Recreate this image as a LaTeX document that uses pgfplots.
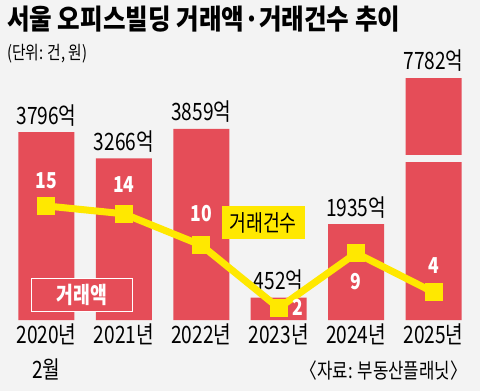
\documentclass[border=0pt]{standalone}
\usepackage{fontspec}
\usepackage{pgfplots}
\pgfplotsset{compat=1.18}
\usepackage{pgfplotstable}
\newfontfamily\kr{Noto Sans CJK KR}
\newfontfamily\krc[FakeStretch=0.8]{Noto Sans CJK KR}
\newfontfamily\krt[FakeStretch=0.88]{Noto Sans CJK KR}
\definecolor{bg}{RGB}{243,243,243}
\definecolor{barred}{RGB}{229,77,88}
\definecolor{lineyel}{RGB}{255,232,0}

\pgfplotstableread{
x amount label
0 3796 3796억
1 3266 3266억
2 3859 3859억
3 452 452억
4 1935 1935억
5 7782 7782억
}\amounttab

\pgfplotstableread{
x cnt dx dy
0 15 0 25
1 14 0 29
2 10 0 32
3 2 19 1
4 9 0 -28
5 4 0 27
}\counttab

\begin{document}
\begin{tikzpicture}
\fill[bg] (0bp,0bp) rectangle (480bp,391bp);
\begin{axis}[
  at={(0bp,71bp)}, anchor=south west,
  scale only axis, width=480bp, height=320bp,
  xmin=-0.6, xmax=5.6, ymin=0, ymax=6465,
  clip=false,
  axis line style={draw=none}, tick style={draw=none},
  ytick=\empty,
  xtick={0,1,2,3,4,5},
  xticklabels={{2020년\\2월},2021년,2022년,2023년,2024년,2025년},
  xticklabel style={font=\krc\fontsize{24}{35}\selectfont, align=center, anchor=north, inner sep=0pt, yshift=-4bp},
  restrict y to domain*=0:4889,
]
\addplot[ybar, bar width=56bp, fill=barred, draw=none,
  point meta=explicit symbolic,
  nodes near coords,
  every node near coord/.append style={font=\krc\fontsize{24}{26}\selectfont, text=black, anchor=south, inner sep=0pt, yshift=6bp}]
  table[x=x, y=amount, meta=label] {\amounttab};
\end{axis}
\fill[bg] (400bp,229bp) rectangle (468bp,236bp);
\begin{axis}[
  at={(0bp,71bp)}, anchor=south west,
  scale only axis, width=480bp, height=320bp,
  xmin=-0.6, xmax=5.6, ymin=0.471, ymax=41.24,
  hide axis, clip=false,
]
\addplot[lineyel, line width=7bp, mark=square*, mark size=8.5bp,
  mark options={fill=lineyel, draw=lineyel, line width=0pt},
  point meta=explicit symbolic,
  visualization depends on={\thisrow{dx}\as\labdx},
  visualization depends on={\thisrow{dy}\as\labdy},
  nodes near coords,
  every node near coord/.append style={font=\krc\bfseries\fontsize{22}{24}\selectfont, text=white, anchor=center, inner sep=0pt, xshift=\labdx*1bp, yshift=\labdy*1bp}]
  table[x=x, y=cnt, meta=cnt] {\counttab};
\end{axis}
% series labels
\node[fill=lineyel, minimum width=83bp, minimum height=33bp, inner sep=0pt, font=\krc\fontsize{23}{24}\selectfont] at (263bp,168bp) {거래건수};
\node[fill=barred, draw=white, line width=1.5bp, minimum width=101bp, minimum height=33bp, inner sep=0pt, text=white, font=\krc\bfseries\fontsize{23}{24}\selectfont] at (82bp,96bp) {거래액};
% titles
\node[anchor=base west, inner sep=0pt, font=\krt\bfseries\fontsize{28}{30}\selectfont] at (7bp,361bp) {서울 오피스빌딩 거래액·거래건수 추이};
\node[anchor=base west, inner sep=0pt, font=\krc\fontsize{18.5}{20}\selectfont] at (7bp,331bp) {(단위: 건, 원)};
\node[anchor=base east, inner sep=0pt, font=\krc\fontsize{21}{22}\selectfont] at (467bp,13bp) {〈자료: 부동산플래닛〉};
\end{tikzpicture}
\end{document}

******

● Your objective: Return the material exactly as given, apart from the pictures.

● Response to this task:
Recreate this image as a LaTeX document that uses pgfplots.
\documentclass[border=0pt]{standalone}
\usepackage{fontspec}
\usepackage{pgfplots}
\pgfplotsset{compat=1.18}
\usepackage{pgfplotstable}
\newfontfamily\kr{Noto Sans CJK KR}
\newfontfamily\krc[FakeStretch=0.8]{Noto Sans CJK KR}
\newfontfamily\krt[FakeStretch=0.88]{Noto Sans CJK KR}
\definecolor{bg}{RGB}{243,243,243}
\definecolor{barred}{RGB}{229,77,88}
\definecolor{lineyel}{RGB}{255,232,0}

\pgfplotstableread{
x amount label
0 3796 3796억
1 3266 3266억
2 3859 3859억
3 452 452억
4 1935 1935억
5 7782 7782억
}\amounttab

\pgfplotstableread{
x cnt dx dy
0 15 0 25
1 14 0 29
2 10 0 32
3 2 19 1
4 9 0 -28
5 4 0 27
}\counttab

\begin{document}
\begin{tikzpicture}
\fill[bg] (0bp,0bp) rectangle (480bp,391bp);
\begin{axis}[
  at={(0bp,71bp)}, anchor=south west,
  scale only axis, width=480bp, height=320bp,
  xmin=-0.6, xmax=5.6, ymin=0, ymax=6465,
  clip=false,
  axis line style={draw=none}, tick style={draw=none},
  ytick=\empty,
  xtick={0,1,2,3,4,5},
  xticklabels={{2020년\\2월},2021년,2022년,2023년,2024년,2025년},
  xticklabel style={font=\krc\fontsize{24}{35}\selectfont, align=center, anchor=north, inner sep=0pt, yshift=-4bp},
  restrict y to domain*=0:4889,
]
\addplot[ybar, bar width=56bp, fill=barred, draw=none,
  point meta=explicit symbolic,
  nodes near coords,
  every node near coord/.append style={font=\krc\fontsize{24}{26}\selectfont, text=black, anchor=south, inner sep=0pt, yshift=6bp}]
  table[x=x, y=amount, meta=label] {\amounttab};
\end{axis}
\fill[bg] (400bp,229bp) rectangle (468bp,236bp);
\begin{axis}[
  at={(0bp,71bp)}, anchor=south west,
  scale only axis, width=480bp, height=320bp,
  xmin=-0.6, xmax=5.6, ymin=0.471, ymax=41.24,
  hide axis, clip=false,
]
\addplot[lineyel, line width=7bp, mark=square*, mark size=8.5bp,
  mark options={fill=lineyel, draw=lineyel, line width=0pt},
  point meta=explicit symbolic,
  visualization depends on={\thisrow{dx}\as\labdx},
  visualization depends on={\thisrow{dy}\as\labdy},
  nodes near coords,
  every node near coord/.append style={font=\krc\bfseries\fontsize{22}{24}\selectfont, text=white, anchor=center, inner sep=0pt, xshift=\labdx*1bp, yshift=\labdy*1bp}]
  table[x=x, y=cnt, meta=cnt] {\counttab};
\end{axis}
% series labels
\node[fill=lineyel, minimum width=83bp, minimum height=33bp, inner sep=0pt, font=\krc\fontsize{23}{24}\selectfont] at (263bp,168bp) {거래건수};
\node[fill=barred, draw=white, line width=1.5bp, minimum width=101bp, minimum height=33bp, inner sep=0pt, text=white, font=\krc\bfseries\fontsize{23}{24}\selectfont] at (82bp,96bp) {거래액};
% titles
\node[anchor=base west, inner sep=0pt, font=\krt\bfseries\fontsize{28}{30}\selectfont] at (7bp,361bp) {서울 오피스빌딩 거래액·거래건수 추이};
\node[anchor=base west, inner sep=0pt, font=\krc\fontsize{18.5}{20}\selectfont] at (7bp,331bp) {(단위: 건, 원)};
\node[anchor=base east, inner sep=0pt, font=\krc\fontsize{21}{22}\selectfont] at (467bp,13bp) {〈자료: 부동산플래닛〉};
\end{tikzpicture}
\end{document}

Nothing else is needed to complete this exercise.